Education leaders in the limelight often attract criticism and negative attention. How do they stand it? And what techniques can you use if facing the same problem? Former teacher turned PR specialist Janet Murray reveals all.
If you are in the public eye – and most education organisations and leaders are – there is something you are going to experience at some point: haters. There will be people out there who love what you do. But there will be others who do not and some of them will tell you exactly what they think. On Twitter. On Facebook. Or – if you are really lucky – they might even send you a lengthy email explaining, point-by-point, exactly why you stink.
Thankfully these kind of people are generally in the minority, but their criticism can knock you off balance – and give you temporary amnesia over the dozens of people who have said nice things about what you do.
In 15 years as a journalist and editor for national titles like the Guardian, I’ve had my fair share of haters: from the person who posted online that he had used an article of mine in a writing class (as an example of how not to write) to the guy who tweeted to ask “how someone so ugly [me] could have such a beautiful daughter”.
Everything passes and people will soon get bored and move onto the next thing’
While some comments still sting, I have developed a pretty thick skin over the years, along with a whole host of strategies to
help me cope. So here are my best tips for dealing with haters on social media, the press or in life.

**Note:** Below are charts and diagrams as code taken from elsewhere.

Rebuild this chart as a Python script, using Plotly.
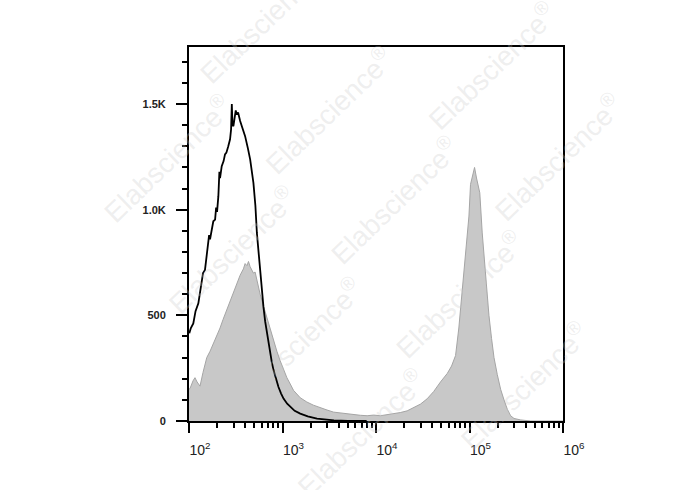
import plotly.graph_objects as go

# ---- data (x as log10 of fluorescence intensity, y as counts) ----
gray_log_x = [2.00, 2.011, 2.043, 2.064, 2.086, 2.118, 2.150, 2.19, 2.225, 2.26, 2.30, 2.332, 2.364,
              2.404, 2.44, 2.475, 2.511, 2.547, 2.582, 2.60, 2.62, 2.636, 2.654, 2.689, 2.707,
              2.729, 2.761, 2.796, 2.833, 2.868, 2.904, 2.94, 2.975, 3.011, 3.047, 3.083, 3.118,
              3.19, 3.26, 3.33, 3.404, 3.476, 3.547, 3.618, 3.69, 3.76, 3.833, 3.905, 3.975,
              4.047, 4.119, 4.19, 4.26, 4.333, 4.404, 4.476, 4.547, 4.618, 4.69, 4.762, 4.808,
              4.851, 4.886, 4.923, 4.958, 4.994, 5.011, 5.033, 5.054, 5.075, 5.10, 5.11, 5.136,
              5.171, 5.208, 5.236, 5.262, 5.297, 5.333, 5.369, 5.405, 5.44, 5.476, 5.548, 5.655, 6.0]
gray_counts = [150, 154, 190, 205, 185, 165, 230, 300, 330, 365, 410, 440, 480,
               525, 570, 610, 645, 690, 720, 745, 735, 755, 730, 700, 705,
               660, 600, 545, 490, 430, 380, 330, 285, 245, 205, 175, 145,
               110, 90, 75, 62, 52, 42, 38, 33, 30, 27, 25, 28,
               25, 30, 33, 40, 48, 62, 80, 105, 140, 185, 225, 260,
               310, 440, 610, 800, 970, 1120, 1170, 1200, 1150, 1100, 1080, 890,
               690, 500, 390, 300, 220, 150, 100, 55, 25, 12, 5, 0, 0]

black_log_x = [2.003, 2.02, 2.046, 2.07, 2.10, 2.12, 2.136, 2.15, 2.171, 2.19, 2.207, 2.215, 2.225,
               2.24, 2.26, 2.279, 2.29, 2.30, 2.314, 2.325, 2.332, 2.35, 2.37, 2.385, 2.40, 2.42,
               2.439, 2.45, 2.458, 2.465, 2.475, 2.49, 2.50, 2.511, 2.525, 2.547, 2.57, 2.60, 2.63,
               2.654, 2.689, 2.71, 2.726, 2.745, 2.761, 2.78, 2.796, 2.815, 2.833, 2.85, 2.868,
               2.885, 2.904, 2.93, 2.957, 2.985, 3.011, 3.05, 3.083, 3.13, 3.19, 3.27, 3.369,
               3.45, 3.55, 3.7, 3.9]
black_counts = [415, 440, 462, 520, 557, 620, 652, 700, 715, 780, 826, 880, 860,
                900, 945, 953, 1010, 990, 1064, 1180, 1150, 1206, 1230, 1262, 1270, 1300,
                1333, 1380, 1500, 1400, 1396, 1440, 1470, 1450, 1460, 1420, 1390, 1348, 1290,
                1238, 1127, 1020, 890, 790, 700, 610, 541, 470, 415, 365, 320,
                280, 241, 195, 161, 130, 106, 82, 66, 48, 35, 22, 11,
                6, 3, 1, 0]

x_tick_vals = [1e2, 1e3, 1e4, 1e5, 1e6]
x_tick_text = ["10<sup>2</sup>", "10<sup>3</sup>", "10<sup>4</sup>", "10<sup>5</sup>", "10<sup>6</sup>"]
x_minor_vals = [m * 10 ** e for e in range(2, 6) for m in range(2, 10)]
y_tick_vals = [0, 500, 1000, 1500]
y_tick_text = ["0", "500", "1.0K", "1.5K"]

watermark_text = "Elabscience<sup>®</sup>"
watermark_centers = [(137, -37), (-40, 145), (257, 83), (558, 24), (80, 265), (377, 200),
                     (678, 144), (200, 385), (497, 323), (617, 443), (317, 505)]

W, H = 688, 490

fig = go.Figure()
fig.add_trace(go.Scatter(
    x=[10 ** v for v in gray_log_x], y=gray_counts, mode="lines",
    fill="tozeroy", fillcolor="rgb(200,200,200)",
    line=dict(color="rgb(165,165,165)", width=1), hoverinfo="skip", showlegend=False))
fig.add_trace(go.Scatter(
    x=[10 ** v for v in black_log_x], y=black_counts, mode="lines",
    line=dict(color="black", width=1.8), hoverinfo="skip", showlegend=False))

for cx, cy in watermark_centers:
    fig.add_annotation(x=cx / W, y=1 - cy / H, xref="paper", yref="paper",
                       text=watermark_text, showarrow=False, textangle=-44,
                       font=dict(family="Liberation Sans", size=28, color="rgba(200,200,200,0.3)"),
                       xanchor="center", yanchor="middle")

fig.update_xaxes(type="log", range=[2, 6], showline=True, linecolor="black", linewidth=2,
                 mirror=True, ticks="outside", ticklen=10, tickwidth=2, tickcolor="black",
                 tickmode="array", tickvals=x_tick_vals, ticktext=x_tick_text,
                 ticklabelshift=11, ticklabelstandoff=5, showgrid=False, zeroline=False,
                 tickfont=dict(family="Liberation Sans", size=14, color="#222"),
                 minor=dict(tickmode="array", tickvals=x_minor_vals, ticks="outside",
                            ticklen=5, tickwidth=1.5, tickcolor="black", showgrid=False))
fig.update_yaxes(range=[0, 1770], showline=True, linecolor="black", linewidth=2,
                 mirror=True, ticks="outside", ticklen=11, tickwidth=2, tickcolor="black",
                 tickmode="array", tickvals=y_tick_vals, ticktext=y_tick_text,
                 ticklabelstandoff=8, showgrid=False, zeroline=False,
                 tickfont=dict(family="Liberation Sans", size=11, color="#222", weight="bold"),
                 minor=dict(dtick=100, tick0=0, ticks="outside", ticklen=5, tickwidth=1.5,
                            tickcolor="black", showgrid=False))

fig.update_layout(width=W, height=H, margin=dict(l=189, r=125, t=47, b=69),
                  paper_bgcolor="white", plot_bgcolor="white")

fig.write_html("out.html", config={"displayModeBar": False},
               post_script="document.body.style.margin='0';")
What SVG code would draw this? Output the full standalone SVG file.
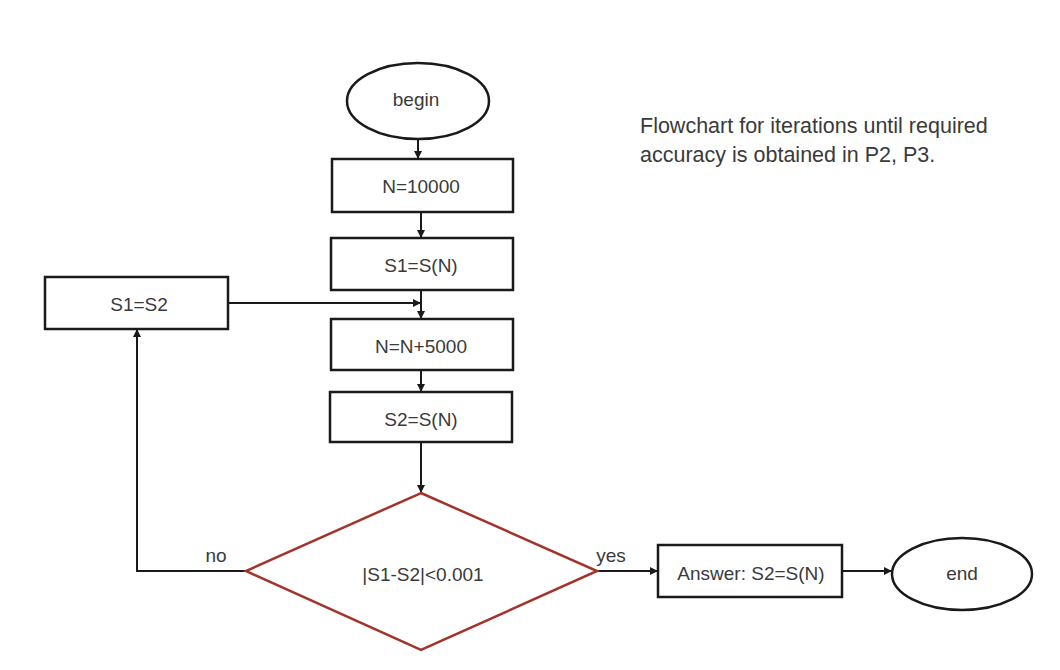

Nothing people do or say is because of you. It is down to their own life experiences, opinions and how they see the world, which is why taking things personally is pointless.
That is not to say you should not ask yourself if there is any truth in what people are saying. While their approach might seem spiteful or mean-spirited, there is always something to learn from the experience.
Perhaps you did make a mistake or maybe there is something you can improve about your practice. Acknowledging this – and showing you’re doing something about it – can often be enough to disarm your haters.
Unless it is personally insulting, I reply to every comment someone writes on my articles, even if I disagree with them.
The way I see it, if someone has taken the time to write, I owe them the courtesy of a reply – an approach that seems to command grudging respect from even the snarkiest of haters.
I am not saying this is the right strategy for everyone – I know some people who fare better by not reading comments at all or engaging with disparagers – but it is certainly worth considering. After all, if you are stonewalling critics, what does that say about your brand?
While most haters will quickly tire of you before moving onto someone else, you may come across the odd persistent offender.
In most cases, it is better to take it offline if you can; if someone is writing negative things about you or your organisation, giving them a number to call where they can speak to a real person and discuss their concerns, can often be enough to diffuse the situation (and show others you’re willing to address the problem). But if this does not work, do not be afraid to block people from your social media networks.
When you are in the middle of a “hater storm” you may feel like crawling into bed and lying there with the covers over your head until it is all over. That is perfectly natural. Remind yourself that everything passes and that people will soon get bored and move onto the next thing (or person).
Seeking out the support of family and friends who can help you things in perspective – and help you see the funny side of things – can help too.
I couldn’t help but giggle at the teacher who tried to poach my job as a writer or the poster who commented on my “ghastly” pine furniture when I was photographed in my home for a newspaper.
As Taylor Swift reminds us: “haters gonna hate” – so you may as well have a laugh about it.